• **What this task involves**
Reproduce the listing that follows with no differences at all.
◇ ◇ ◇ ◇
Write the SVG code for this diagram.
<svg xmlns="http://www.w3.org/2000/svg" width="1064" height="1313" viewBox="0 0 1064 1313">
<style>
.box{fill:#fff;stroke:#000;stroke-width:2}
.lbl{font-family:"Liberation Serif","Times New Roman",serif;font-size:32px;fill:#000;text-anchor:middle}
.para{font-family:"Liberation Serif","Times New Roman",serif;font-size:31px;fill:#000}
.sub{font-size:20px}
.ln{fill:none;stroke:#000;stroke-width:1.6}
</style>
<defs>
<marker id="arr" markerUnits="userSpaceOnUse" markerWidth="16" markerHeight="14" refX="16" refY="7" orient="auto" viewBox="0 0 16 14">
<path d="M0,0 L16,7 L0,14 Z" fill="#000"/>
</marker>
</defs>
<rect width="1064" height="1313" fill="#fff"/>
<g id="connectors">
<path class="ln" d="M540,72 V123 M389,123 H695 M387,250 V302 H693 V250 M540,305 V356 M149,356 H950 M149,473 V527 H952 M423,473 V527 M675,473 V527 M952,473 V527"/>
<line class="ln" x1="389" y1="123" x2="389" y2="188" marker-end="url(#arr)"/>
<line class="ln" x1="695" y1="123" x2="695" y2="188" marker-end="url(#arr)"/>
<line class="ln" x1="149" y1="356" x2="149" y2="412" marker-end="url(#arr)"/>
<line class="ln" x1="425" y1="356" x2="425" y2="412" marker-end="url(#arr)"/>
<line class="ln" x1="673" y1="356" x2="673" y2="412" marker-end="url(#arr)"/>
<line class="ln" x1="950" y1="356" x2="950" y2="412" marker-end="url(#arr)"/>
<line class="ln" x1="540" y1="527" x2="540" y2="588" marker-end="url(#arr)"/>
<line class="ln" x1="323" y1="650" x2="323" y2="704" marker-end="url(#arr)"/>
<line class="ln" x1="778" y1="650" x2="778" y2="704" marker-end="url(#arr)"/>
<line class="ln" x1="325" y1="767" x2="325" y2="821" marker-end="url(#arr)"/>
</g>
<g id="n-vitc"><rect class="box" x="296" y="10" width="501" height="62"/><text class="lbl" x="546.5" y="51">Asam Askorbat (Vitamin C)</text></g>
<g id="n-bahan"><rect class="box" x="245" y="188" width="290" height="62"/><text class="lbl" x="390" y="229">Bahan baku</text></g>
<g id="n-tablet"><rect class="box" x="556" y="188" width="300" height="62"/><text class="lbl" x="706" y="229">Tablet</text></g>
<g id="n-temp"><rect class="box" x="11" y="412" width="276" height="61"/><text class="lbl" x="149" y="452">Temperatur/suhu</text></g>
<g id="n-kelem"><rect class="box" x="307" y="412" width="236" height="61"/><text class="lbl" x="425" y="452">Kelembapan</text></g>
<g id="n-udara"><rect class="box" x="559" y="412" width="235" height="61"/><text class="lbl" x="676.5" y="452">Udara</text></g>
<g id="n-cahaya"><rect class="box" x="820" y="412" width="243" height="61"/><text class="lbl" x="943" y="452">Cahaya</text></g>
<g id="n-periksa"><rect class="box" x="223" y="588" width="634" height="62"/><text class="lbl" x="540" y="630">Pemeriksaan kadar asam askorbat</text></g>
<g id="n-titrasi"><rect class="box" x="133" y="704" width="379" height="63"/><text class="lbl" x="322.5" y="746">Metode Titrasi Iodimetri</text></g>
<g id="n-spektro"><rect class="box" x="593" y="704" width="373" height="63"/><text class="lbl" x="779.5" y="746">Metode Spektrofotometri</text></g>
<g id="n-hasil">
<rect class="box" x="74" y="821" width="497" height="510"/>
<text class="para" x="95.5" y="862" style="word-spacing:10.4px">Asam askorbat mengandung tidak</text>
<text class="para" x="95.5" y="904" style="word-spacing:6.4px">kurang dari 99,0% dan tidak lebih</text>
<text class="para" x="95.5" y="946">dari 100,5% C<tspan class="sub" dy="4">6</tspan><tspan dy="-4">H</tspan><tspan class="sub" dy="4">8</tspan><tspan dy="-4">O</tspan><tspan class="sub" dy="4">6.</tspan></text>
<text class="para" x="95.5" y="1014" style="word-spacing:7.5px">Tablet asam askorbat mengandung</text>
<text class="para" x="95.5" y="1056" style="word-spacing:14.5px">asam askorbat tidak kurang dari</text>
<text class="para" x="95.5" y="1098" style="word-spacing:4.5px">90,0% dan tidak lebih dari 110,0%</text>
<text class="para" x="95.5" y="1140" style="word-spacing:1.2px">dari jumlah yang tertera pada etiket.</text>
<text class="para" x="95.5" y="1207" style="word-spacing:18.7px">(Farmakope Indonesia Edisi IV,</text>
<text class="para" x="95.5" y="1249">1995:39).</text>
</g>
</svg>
◇ ◇ ◇ ◇
• **Solution below**
Write the SVG code for this diagram.
<svg xmlns="http://www.w3.org/2000/svg" width="1064" height="1313" viewBox="0 0 1064 1313">
<style>
.box{fill:#fff;stroke:#000;stroke-width:2}
.lbl{font-family:"Liberation Serif","Times New Roman",serif;font-size:32px;fill:#000;text-anchor:middle}
.para{font-family:"Liberation Serif","Times New Roman",serif;font-size:31px;fill:#000}
.sub{font-size:20px}
.ln{fill:none;stroke:#000;stroke-width:1.6}
</style>
<defs>
<marker id="arr" markerUnits="userSpaceOnUse" markerWidth="16" markerHeight="14" refX="16" refY="7" orient="auto" viewBox="0 0 16 14">
<path d="M0,0 L16,7 L0,14 Z" fill="#000"/>
</marker>
</defs>
<rect width="1064" height="1313" fill="#fff"/>
<g id="connectors">
<path class="ln" d="M540,72 V123 M389,123 H695 M387,250 V302 H693 V250 M540,305 V356 M149,356 H950 M149,473 V527 H952 M423,473 V527 M675,473 V527 M952,473 V527"/>
<line class="ln" x1="389" y1="123" x2="389" y2="188" marker-end="url(#arr)"/>
<line class="ln" x1="695" y1="123" x2="695" y2="188" marker-end="url(#arr)"/>
<line class="ln" x1="149" y1="356" x2="149" y2="412" marker-end="url(#arr)"/>
<line class="ln" x1="425" y1="356" x2="425" y2="412" marker-end="url(#arr)"/>
<line class="ln" x1="673" y1="356" x2="673" y2="412" marker-end="url(#arr)"/>
<line class="ln" x1="950" y1="356" x2="950" y2="412" marker-end="url(#arr)"/>
<line class="ln" x1="540" y1="527" x2="540" y2="588" marker-end="url(#arr)"/>
<line class="ln" x1="323" y1="650" x2="323" y2="704" marker-end="url(#arr)"/>
<line class="ln" x1="778" y1="650" x2="778" y2="704" marker-end="url(#arr)"/>
<line class="ln" x1="325" y1="767" x2="325" y2="821" marker-end="url(#arr)"/>
</g>
<g id="n-vitc"><rect class="box" x="296" y="10" width="501" height="62"/><text class="lbl" x="546.5" y="51">Asam Askorbat (Vitamin C)</text></g>
<g id="n-bahan"><rect class="box" x="245" y="188" width="290" height="62"/><text class="lbl" x="390" y="229">Bahan baku</text></g>
<g id="n-tablet"><rect class="box" x="556" y="188" width="300" height="62"/><text class="lbl" x="706" y="229">Tablet</text></g>
<g id="n-temp"><rect class="box" x="11" y="412" width="276" height="61"/><text class="lbl" x="149" y="452">Temperatur/suhu</text></g>
<g id="n-kelem"><rect class="box" x="307" y="412" width="236" height="61"/><text class="lbl" x="425" y="452">Kelembapan</text></g>
<g id="n-udara"><rect class="box" x="559" y="412" width="235" height="61"/><text class="lbl" x="676.5" y="452">Udara</text></g>
<g id="n-cahaya"><rect class="box" x="820" y="412" width="243" height="61"/><text class="lbl" x="943" y="452">Cahaya</text></g>
<g id="n-periksa"><rect class="box" x="223" y="588" width="634" height="62"/><text class="lbl" x="540" y="630">Pemeriksaan kadar asam askorbat</text></g>
<g id="n-titrasi"><rect class="box" x="133" y="704" width="379" height="63"/><text class="lbl" x="322.5" y="746">Metode Titrasi Iodimetri</text></g>
<g id="n-spektro"><rect class="box" x="593" y="704" width="373" height="63"/><text class="lbl" x="779.5" y="746">Metode Spektrofotometri</text></g>
<g id="n-hasil">
<rect class="box" x="74" y="821" width="497" height="510"/>
<text class="para" x="95.5" y="862" style="word-spacing:10.4px">Asam askorbat mengandung tidak</text>
<text class="para" x="95.5" y="904" style="word-spacing:6.4px">kurang dari 99,0% dan tidak lebih</text>
<text class="para" x="95.5" y="946">dari 100,5% C<tspan class="sub" dy="4">6</tspan><tspan dy="-4">H</tspan><tspan class="sub" dy="4">8</tspan><tspan dy="-4">O</tspan><tspan class="sub" dy="4">6.</tspan></text>
<text class="para" x="95.5" y="1014" style="word-spacing:7.5px">Tablet asam askorbat mengandung</text>
<text class="para" x="95.5" y="1056" style="word-spacing:14.5px">asam askorbat tidak kurang dari</text>
<text class="para" x="95.5" y="1098" style="word-spacing:4.5px">90,0% dan tidak lebih dari 110,0%</text>
<text class="para" x="95.5" y="1140" style="word-spacing:1.2px">dari jumlah yang tertera pada etiket.</text>
<text class="para" x="95.5" y="1207" style="word-spacing:18.7px">(Farmakope Indonesia Edisi IV,</text>
<text class="para" x="95.5" y="1249">1995:39).</text>
</g>
</svg>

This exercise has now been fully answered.